Sözü uzatmanın anlamı yok. Gerçekler gün gibi ortada. Üstelik bunlar Ermeni tarihçiler tarafından da doğrulanıyor.
Emperyalistlerin amacı başka. Dertleri, doğu vilayetlerimizin bir kısmının dahil edileceği bağımsız bir Ermenistan kurmak. Tezgahı tertipleyen güç ABD. Bunun için akla gelmedik her yolu deniyorlar. Sözlerinde samimi değiller.
Son örnek oldukça ilginçtir. Başkan Obama’nın Türkiye ziyareti sürerken; vermeye çalıştığı dostluk, kardeşlik, barış vb mesajlarının aksine, doğduğu yer olan ABD’nin Hawaii Eyaleti’nin Temsilciler Meclisi Sözde Ermeni Soykırımı’nı tanıdı.
ABD, Türkiye’yi bölmek için alenen yapamadığını, çeşitli yollarla yapıyor. Bir ülkede; içeriden satın aldığı hain ve işbirlikçileri, yeri geldiğinde, arkası sıkılmış ördek yavrusu gibi öttürüp, çaktırmadan ABD menfaatlerine hizmet ettiriyor.
Son gelişmelere bakar mısınız?
Erivan’da yapılan Karadeniz Ekonomik İşbirliği Toplantısı’na Türkiye’den katılım olup/olmayacağı önce basından bir sır gibi saklanıyor. Yurtdışında bulunan Dışişleri Bakanımız, son dakikada koşar adım gidip, anılan toplantıya katılıyor. Aynı hızla ve de aynı gün Ankara’ya dönüp Azerbaycan Milletvekillerini makamında kabul ediyor. Onlara verilen mesaj ise; ‘Türkiye, Azerbaycan’a rağmen Ermenistan Sınırı’nı açmaz…’ şeklinde.
Doğrusunu söylemek gerekirse; bunu pek inandırıcı bulmadığımı belirtmeliyim.
Çünkü, Obama, ‘Komşularla diyalog kurmak ve iyi geçinmek gerekir…’ diyecek, AKP ve Zihniyeti iktidarı da bunun üzerine balıklama atlamayacak!
Siz öyle zannediyorsanız; emin olun yanılıyorsunuz!
Bekleyip göreceğiz.
Elbette komşularımızla iyi ilişkiler kurmak, karşılıklı dostane çabalar göstermek, birbirimizin haklarına karşı saygılı olmak, ürettiklerimizi karşılıklı olarak pazarlamak, vb gibi hususları, her çağdaş toplum gibi biz de arzu ederiz.

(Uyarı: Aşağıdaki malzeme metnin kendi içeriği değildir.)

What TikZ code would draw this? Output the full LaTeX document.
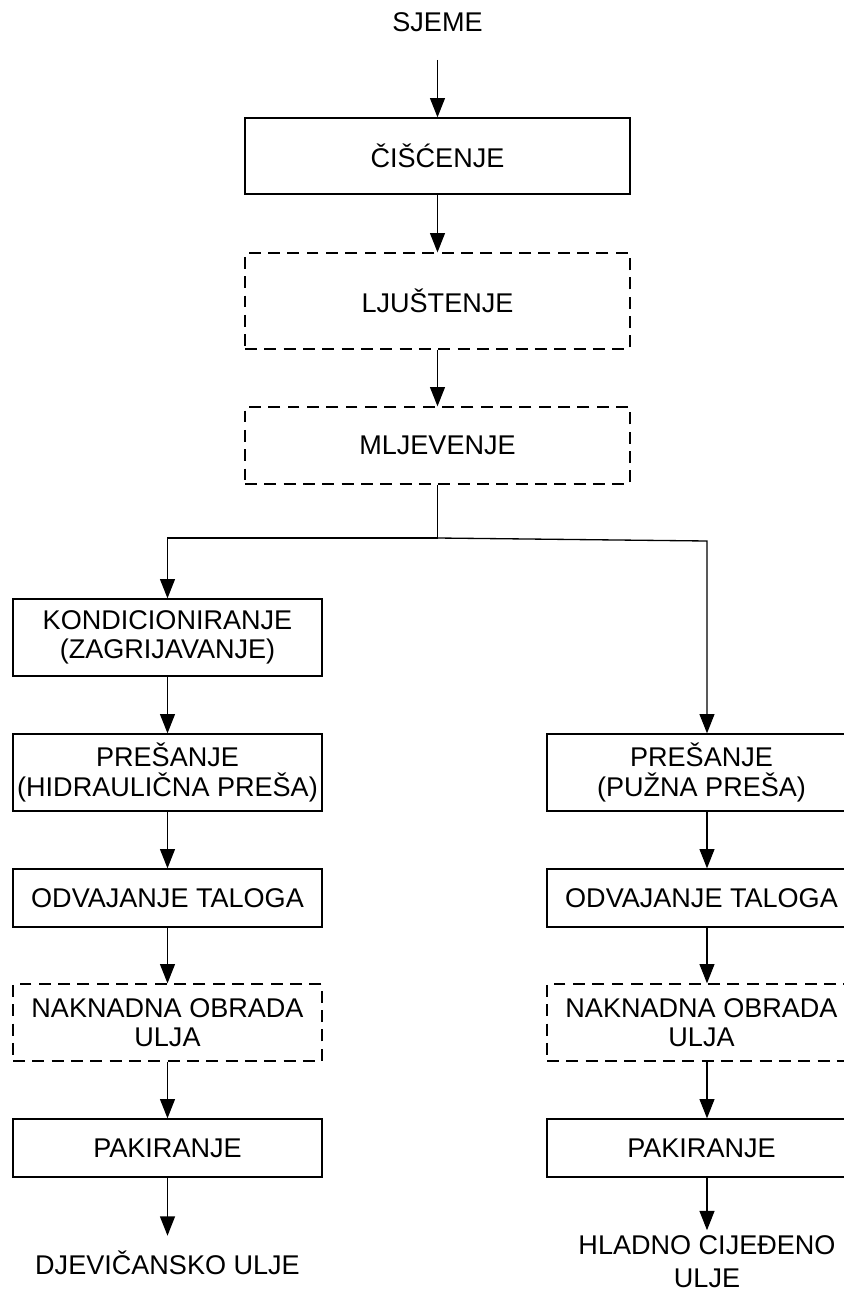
\documentclass[tikz,border=0pt]{standalone}
\usepackage{fontspec}
\setmainfont{Liberation Sans}
\usepackage{tikz}
\usetikzlibrary{arrows.meta, calc}

\begin{document}
\begin{tikzpicture}[x=0.02cm, y=-0.02cm,
    every node/.style={font=\fontsize{15.4pt}{16.6pt}\selectfont, inner sep=0pt, align=center},
    stepbox/.style={draw, line width=0.75pt, minimum width=6.18cm, minimum height=1.54cm},
    optbox/.style={stepbox, dash pattern=on 6.8pt off 4.2pt},
    flow/.style={line width=0.75pt, -{Triangle[length=11pt, width=8.5pt]}}]
  \useasboundingbox (0,0) rectangle (844,1291);

  % Common line
  \node (sjeme) at (437.5,22) {SJEME};
  \node[stepbox, minimum width=7.7cm, minimum height=1.52cm] (ciscenje) at (437.5,156) {ČIŠĆENJE};
  \node[optbox, minimum width=7.7cm, minimum height=1.92cm] (ljustenje) at (437.5,301) {LJUŠTENJE};
  \node[optbox, minimum width=7.7cm] (mljevenje) at (437.5,445.5) {MLJEVENJE};

  \coordinate (split) at (437.5,538);
  \coordinate (splitR) at (707,541);

  % Left line: hydraulic press
  \node[stepbox] (kondic) at (167.5,637.5) {KONDICIONIRANJE\\(ZAGRIJAVANJE)};
  \node[stepbox] (presL) at (167.5,772.5) {PREŠANJE\\(HIDRAULIČNA PREŠA)};
  \node[stepbox, minimum height=1.16cm] (talogL) at (167.5,898) {ODVAJANJE TALOGA};
  \node[optbox] (obradaL) at (167.5,1022.5) {NAKNADNA OBRADA\\ULJA};
  \node[stepbox, minimum height=1.16cm] (pakL) at (167.5,1148) {PAKIRANJE};
  \node (djev) at (167.5,1263) {DJEVIČANSKO ULJE};

  % Right line: screw press
  \node[stepbox] (presR) at (701.5,772.5) {PREŠANJE\\(PUŽNA PREŠA)};
  \node[stepbox, minimum height=1.16cm] (talogR) at (701.5,898) {ODVAJANJE TALOGA};
  \node[optbox] (obradaR) at (701.5,1022.5) {NAKNADNA OBRADA\\ULJA};
  \node[stepbox, minimum height=1.16cm] (pakR) at (701.5,1148) {PAKIRANJE};
  \node (hladno) at (707,1261.5) {HLADNO CIJEĐENO\\[0.07cm]ULJE};

  % Arrows
  \draw[flow, shorten <=0.56cm] (sjeme.south) -- (ciscenje.north);
  \draw[flow] (ciscenje.south) -- (ljustenje.north);
  \draw[flow] (ljustenje.south) -- (mljevenje.north);
  \draw[line width=0.75pt] (mljevenje.south) -- (split);
  \draw[flow] (split) -| (kondic.north);
  \draw[flow] (split) -- (splitR) -- (splitR |- presR.north);

  \draw[flow] (kondic.south) -- (presL.north);
  \draw[flow] (presL.south) -- (talogL.north);
  \draw[flow] (talogL.south) -- (obradaL.north);
  \draw[flow] (obradaL.south) -- (pakL.north);
  \draw[flow, shorten >=0.3cm] (pakL.south) -- (djev.north);

  \draw[flow] (presR.south -| splitR) -- (talogR.north -| splitR);
  \draw[flow] (talogR.south -| splitR) -- (obradaR.north -| splitR);
  \draw[flow] (obradaR.south -| splitR) -- (pakR.north -| splitR);
  \draw[flow, shorten >=0.1cm] (pakR.south -| splitR) -- (hladno.north);
\end{tikzpicture}
\end{document}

Bundan hiç kimsenin şüphesi olmasın!
Ancak bunu, ABD’nin istek ve talimatlarına göre değil, Türkiye Cumhuriyeti’nin Onurlu Dış Politikası’nın gereklerine göre yapmamız gerekir.
……
Atatürkçü Gençler olarak; Sözde Ermeni Soykırımı iddiası saçmalığının gerçek yüzünü, ulaşılabilinen herkese anlatmalı, Türk Ulusu’nun bu konudaki doğruya bir an evvel kavuşmasına çalışmalıyız.